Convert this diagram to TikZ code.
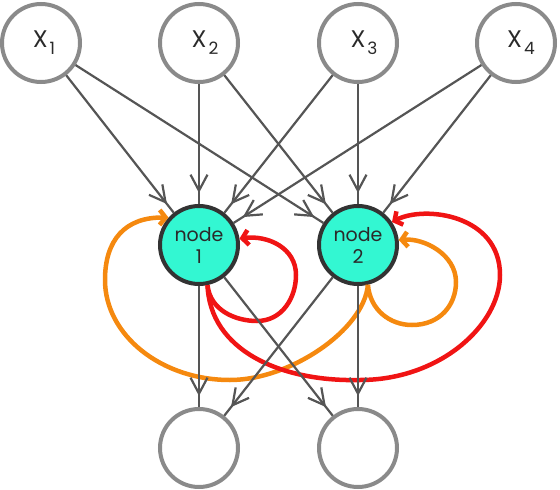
\documentclass[tikz,border=0pt]{standalone}
\usepackage{fontspec}
\setmainfont{Poppins}
\usetikzlibrary{arrows.meta,decorations.markings}
\definecolor{ringgray}{HTML}{8A8A8A}
\definecolor{edgegray}{HTML}{555555}
\definecolor{hidborder}{HTML}{333333}
\definecolor{turq}{HTML}{33F7D2}
\definecolor{loopred}{HTML}{F01414}
\definecolor{looporange}{HTML}{F5890F}
\definecolor{txtgray}{HTML}{2A2A2A}
\tikzset{
  io/.style={circle, draw=ringgray, line width=4pt, fill=white, minimum size=78pt, inner sep=0pt, text=txtgray},
  hid/.style={circle, draw=hidborder, line width=4pt, fill=turq, minimum size=78pt, inner sep=0pt, text=txtgray, align=center, font=\fontsize{19}{22}\selectfont},
  conn/.style={draw=edgegray, line width=2.2pt, postaction={decorate},
    decoration={markings, mark=at position -11pt with {\arrow[edgegray, line width=2.2pt]{Straight Barb[length=16pt,width=17pt]}}}},
  redloop/.style={draw=loopred, line width=4.5pt, -{Straight Barb[length=6pt,width=15pt]}},
  orangeloop/.style={draw=looporange, line width=4.5pt, -{Straight Barb[length=6pt,width=15pt]}},
}
\newcommand{\xlab}[1]{\fontsize{24}{24}\selectfont X\hspace{2pt}\raisebox{-7pt}{\fontsize{17}{17}\selectfont #1}}
\begin{document}
\begin{tikzpicture}[x=1pt,y=-1pt]
\useasboundingbox (0,0) rectangle (560,490);
% nodes
\node[io] (x1) at (41,43) {\hspace{6pt}\xlab{1}};
\node[io] (x2) at (199,43) {\hspace{12pt}\xlab{2}};
\node[io] (x3) at (358,43) {\hspace{12pt}\xlab{3}};
\node[io] (x4) at (516,43) {\hspace{10pt}\xlab{4}};
\node[hid] (h1) at (199,245) {node\\1};
\node[hid] (h2) at (358,245) {node\\2};
\node[io] (o1) at (199,448) {};
\node[io] (o2) at (358,448) {};
% coloured loops
\draw[orangeloop] (h2.-76) .. controls (364,330) and (290,380) .. (230,380)
   .. controls (161,380) and (105,335) .. (105,280)
   .. controls (105,240) and (125,217) .. (h1.138);
\draw[orangeloop] (h2.-76) .. controls (370,310) and (390,325) .. (412,325)
   .. controls (440,325) and (456,305) .. (456,282)
   .. controls (456,255) and (425,238) .. (h2.7);
\draw[redloop] (h1.-78) .. controls (210,310) and (235,321) .. (257,321)
   .. controls (282,321) and (296,298) .. (296,275)
   .. controls (296,248) and (268,235) .. (h1.9);
\draw[redloop] (h1.-78) .. controls (210,350) and (280,382) .. (360,380)
   .. controls (440,380) and (500,325) .. (500,275)
   .. controls (500,215) and (425,205) .. (h2.34);
% gray connectors
\foreach \s in {x1,x2,x3,x4}{
  \path[conn] (\s) -- (h1);
  \path[conn] (\s) -- (h2);
}
\foreach \s in {h1,h2}{
  \path[conn] (\s) -- (o1);
  \path[conn] (\s) -- (o2);
}
\end{tikzpicture}
\end{document}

**EXERCISE REQUIREMENTS**
Pictures are excluded; output everything else in the data verbatim.

**RESULT OF THIS EXERCISE**
Convert this diagram to TikZ code.
\documentclass[tikz,border=0pt]{standalone}
\usepackage{fontspec}
\setmainfont{Poppins}
\usetikzlibrary{arrows.meta,decorations.markings}
\definecolor{ringgray}{HTML}{8A8A8A}
\definecolor{edgegray}{HTML}{555555}
\definecolor{hidborder}{HTML}{333333}
\definecolor{turq}{HTML}{33F7D2}
\definecolor{loopred}{HTML}{F01414}
\definecolor{looporange}{HTML}{F5890F}
\definecolor{txtgray}{HTML}{2A2A2A}
\tikzset{
  io/.style={circle, draw=ringgray, line width=4pt, fill=white, minimum size=78pt, inner sep=0pt, text=txtgray},
  hid/.style={circle, draw=hidborder, line width=4pt, fill=turq, minimum size=78pt, inner sep=0pt, text=txtgray, align=center, font=\fontsize{19}{22}\selectfont},
  conn/.style={draw=edgegray, line width=2.2pt, postaction={decorate},
    decoration={markings, mark=at position -11pt with {\arrow[edgegray, line width=2.2pt]{Straight Barb[length=16pt,width=17pt]}}}},
  redloop/.style={draw=loopred, line width=4.5pt, -{Straight Barb[length=6pt,width=15pt]}},
  orangeloop/.style={draw=looporange, line width=4.5pt, -{Straight Barb[length=6pt,width=15pt]}},
}
\newcommand{\xlab}[1]{\fontsize{24}{24}\selectfont X\hspace{2pt}\raisebox{-7pt}{\fontsize{17}{17}\selectfont #1}}
\begin{document}
\begin{tikzpicture}[x=1pt,y=-1pt]
\useasboundingbox (0,0) rectangle (560,490);
% nodes
\node[io] (x1) at (41,43) {\hspace{6pt}\xlab{1}};
\node[io] (x2) at (199,43) {\hspace{12pt}\xlab{2}};
\node[io] (x3) at (358,43) {\hspace{12pt}\xlab{3}};
\node[io] (x4) at (516,43) {\hspace{10pt}\xlab{4}};
\node[hid] (h1) at (199,245) {node\\1};
\node[hid] (h2) at (358,245) {node\\2};
\node[io] (o1) at (199,448) {};
\node[io] (o2) at (358,448) {};
% coloured loops
\draw[orangeloop] (h2.-76) .. controls (364,330) and (290,380) .. (230,380)
   .. controls (161,380) and (105,335) .. (105,280)
   .. controls (105,240) and (125,217) .. (h1.138);
\draw[orangeloop] (h2.-76) .. controls (370,310) and (390,325) .. (412,325)
   .. controls (440,325) and (456,305) .. (456,282)
   .. controls (456,255) and (425,238) .. (h2.7);
\draw[redloop] (h1.-78) .. controls (210,310) and (235,321) .. (257,321)
   .. controls (282,321) and (296,298) .. (296,275)
   .. controls (296,248) and (268,235) .. (h1.9);
\draw[redloop] (h1.-78) .. controls (210,350) and (280,382) .. (360,380)
   .. controls (440,380) and (500,325) .. (500,275)
   .. controls (500,215) and (425,205) .. (h2.34);
% gray connectors
\foreach \s in {x1,x2,x3,x4}{
  \path[conn] (\s) -- (h1);
  \path[conn] (\s) -- (h2);
}
\foreach \s in {h1,h2}{
  \path[conn] (\s) -- (o1);
  \path[conn] (\s) -- (o2);
}
\end{tikzpicture}
\end{document}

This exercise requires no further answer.